Former U.S. senators Alan Simpson of Wyoming and Nancy Kassebaum of Kansas were among some 20 Republicans who signed a legal brief filed with the U.S. Court of Appeals for the 10th Circuit in Denver.
The court is to hear cases from Utah and Oklahoma, where federal courts have ruled state bans on same-sex marriage were unconstitutional.
"Marriage is strengthened and its benefits, importance to society, and the social stability of the family unit are promoted" through nuptials between gay and lesbian couples, said a copy of the brief provided to Reuters.
The Republican group cited constitutional guarantees of equal protection under the law, proper limits to government's role in citizens' personal lives, and individual freedom, among other reasons.
There is growing momentum for a legalization of gay marriage in the Western region and across the United States, with judges striking down restrictions in several states including New Mexico, Virginia and Texas.
The mood is reflected in polling, too, with support for gay marriage surging in the decade since it first became legal in Massachusetts. Just more than half of Americans now support the idea.
In all, 17 states plus the District of Columbia recognize same-sex marriage, including eight states where it became legal in 2013.
Utah and Oklahoma would be added to that list if federal court rulings overturning gay marriage bans on constitutional grounds are upheld by the U.S. Appeals Court in Denver. Hearings are slated for April.
Rulings there could render same-sex marriage legal in states within the court's circuit - namely Colorado, Kansas, New Mexico, Oklahoma, Utah and Wyoming, although an opposing decision by the U.S. Supreme Court could bar them.
Sean Gallagher, a Denver lawyer and Republican who helped prepare the so-called friend-of-the-court brief, said it reflects changing attitudes of conservatives, moderates, and libertarians in those states.
"Traditionally, there have been concerns that it will affect the integrity of the family or will affect the ability to raise kids. The reality is there is no objective proof of that," Gallagher told Reuters in an interview.
Gay advocates have notched other wins in the West, with the New Mexico Supreme Court ruling in December to allow same-sex marriage and Nevada dropping its defense of a state ban earlier this month.

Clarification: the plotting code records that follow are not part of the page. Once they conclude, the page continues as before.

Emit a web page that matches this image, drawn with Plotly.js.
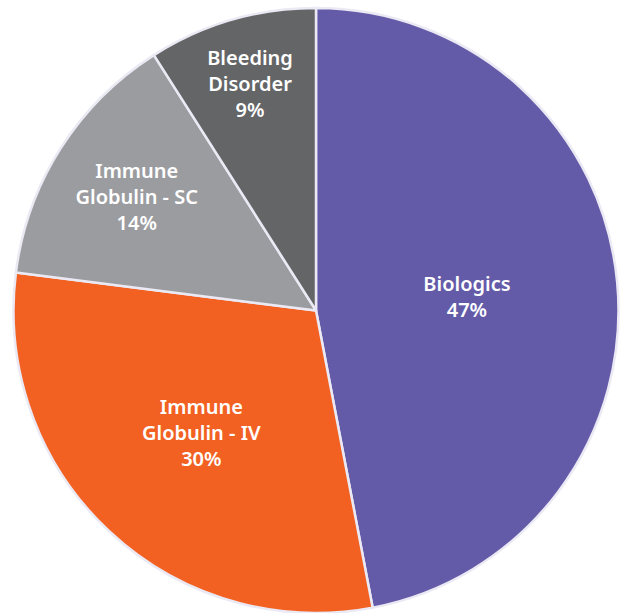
<!DOCTYPE html>
<html>
<head>
<meta charset="utf-8">
<script src="https://cdn.plot.ly/plotly-3.0.1.min.js"></script>
<style>html,body{margin:0;padding:0;background:#fff;}#chart{width:622px;height:613px;}</style>
</head>
<body>
<div id="chart"></div>
<script>
const categories = ["Biologics", "Immune<br>Globulin - IV", "Immune<br>Globulin - SC", "Bleeding<br>Disorder"];
const shares = [47, 30, 14, 9];
const colors = ["#635ba8", "#f26122", "#9b9c9f", "#646567"];

Plotly.newPlot("chart", [{
  type: "pie",
  labels: categories,
  values: shares,
  sort: false,
  direction: "clockwise",
  rotation: 0,
  marker: {colors: colors, line: {color: "#ebe9f4", width: 2.5}},
  texttemplate: "%{label}<br>%{value}%",
  textposition: "inside",
  insidetextorientation: "horizontal",
  textfont: {family: "Noto Sans", size: 20, color: "#ffffff", weight: 600},
  hoverinfo: "none",
  domain: {x: [13/622, 619/622], y: [0, 605/613]},
  showlegend: false
}], {
  width: 622, height: 613,
  margin: {l: 0, r: 0, t: 0, b: 0},
  paper_bgcolor: "#ffffff",
  showlegend: false
}, {staticPlot: true});
</script>
</body>
</html>
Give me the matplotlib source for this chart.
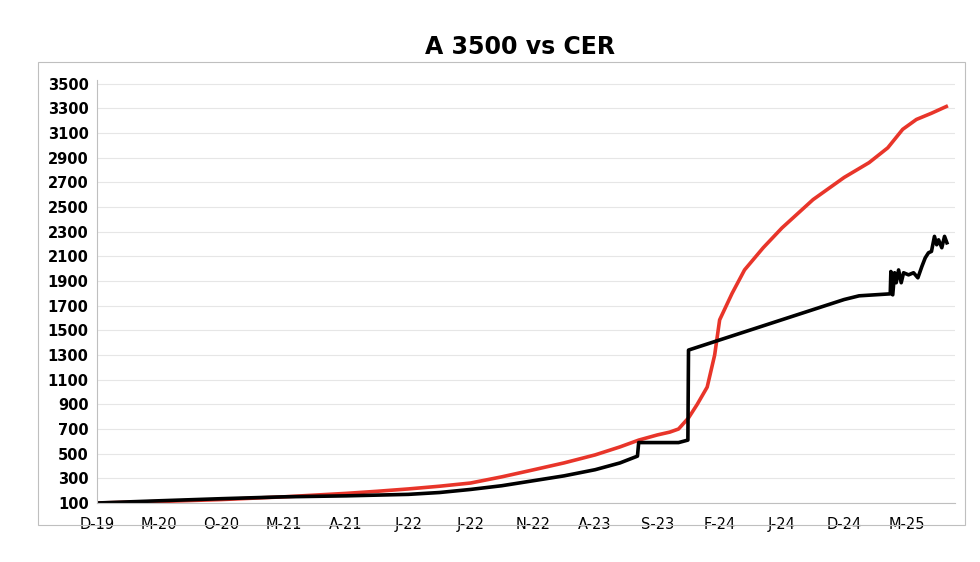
import matplotlib
matplotlib.use("Agg")
import matplotlib.pyplot as plt
from matplotlib.patches import Rectangle

tick_labels = ["D-19","M-20","O-20","M-21","A-21","J-22","J-22","N-22","A-23","S-23","F-24","J-24","D-24","M-25"]
tick_months = [0,5,10,15,20,25,30,35,40,45,50,55,60,65]

cer_m = [0,5,10,15,20,22.5,25,27.5,30,32.5,35,37.5,40,42,43.5,45,46,46.7,47.5,48.2,49,49.6,50,51,52,53.5,55,57.5,60,62,63.5,64.7,65.8,67,68.2]
cer_v = [100,112,128,150,178,195,214,236,262,312,368,425,490,555,610,652,675,700,790,900,1040,1300,1585,1800,1990,2170,2330,2560,2740,2860,2980,3130,3210,3260,3315]

a_m = [0,5,10,15,20,25,27.5,30,32.5,35,37.5,40,42,43.4,43.5,46.7,47.45,47.5,60,61.2,63.7,63.75,63.9,64.05,64.18,64.37,64.58,64.77,65.17,65.57,65.92,66.24,66.51,66.77,67.01,67.25,67.43,67.58,67.84,68.06,68.25]
a_v = [100,118,135,150,158,170,185,210,240,280,320,370,425,480,590,590,610,1340,1750,1780,1796,1977,1788,1967,1886,1990,1886,1967,1950,1967,1926,2018,2088,2129,2140,2262,2194,2234,2170,2262,2210]

fig = plt.figure(figsize=(9.8,5.62), dpi=100)
fig.patches.append(Rectangle((38/980, 1-525/562), 927/980, 463/562, transform=fig.transFigure,
                             fill=False, edgecolor="#bfbfbf", lw=0.8))
ax = fig.add_axes([97/980, 1-503/562, 858/980, 423/562])
ax.plot(cer_m, cer_v, color="#e8352a", lw=2.6)
ax.plot(a_m, a_v, color="black", lw=2.6)
ax.set_xlim(0, 68.9)
ax.set_ylim(100, 3530)
ax.set_yticks(range(100, 3501, 200))
ax.set_xticks(tick_months)
ax.set_xticklabels(tick_labels)
ax.grid(axis="y", color="#e6e6e6", lw=0.8)
ax.set_axisbelow(True)
for s in ["top","right"]:
    ax.spines[s].set_visible(False)
ax.spines["left"].set_color("#bfbfbf")
ax.spines["bottom"].set_color("#bfbfbf")
ax.tick_params(axis="both", length=0, labelsize=10.5)
ax.tick_params(axis="y", pad=6)
ax.tick_params(axis="x", pad=10)
for t in ax.get_yticklabels():
    t.set_fontweight("bold")
fig.text(520/980, 1-47/562, "A 3500 vs CER", ha="center", va="center", fontsize=17, fontweight="bold")
fig.savefig("out.png")
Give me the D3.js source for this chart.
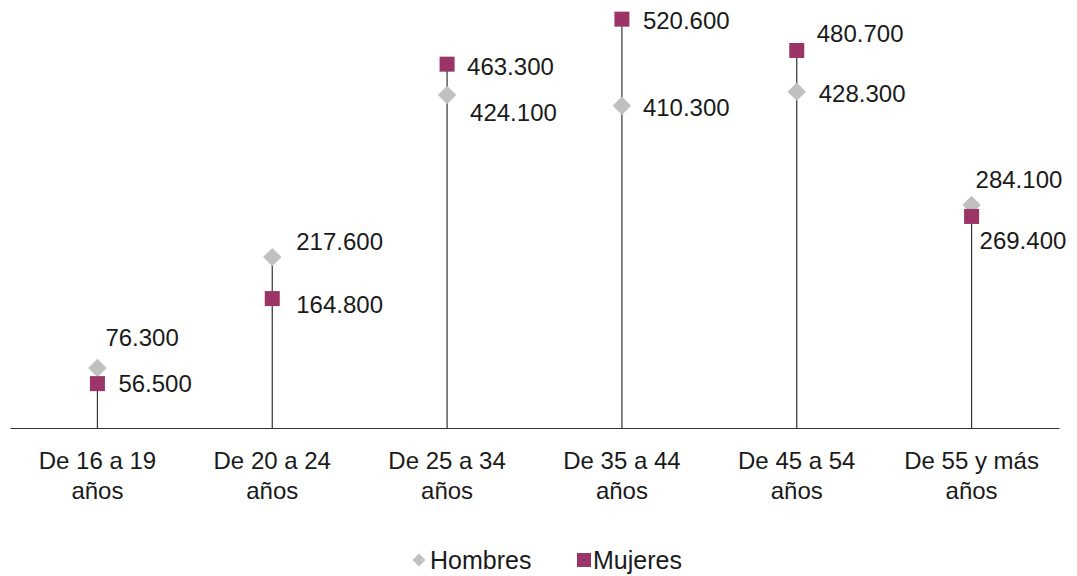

Nevada's top lawyer said the state's arguments in support of a voter-approved ban on gay marriage were no longer sustainable amid a shifting U.S. landscape, a move that was backed by Governor Brian Sandoval, a Republican.
Former New Mexico Governor Gary Johnson and current and former state lawmakers and Republican Party officials were among those who signed the brief.
Gallagher, who was chief counsel for former presidential candidate Mitt Romney's campaign in Colorado, said the changes are in part generational.
"If you talk to people under the age of 30, gay marriage is just not an issue - whether they are Republicans or Democrats," he said.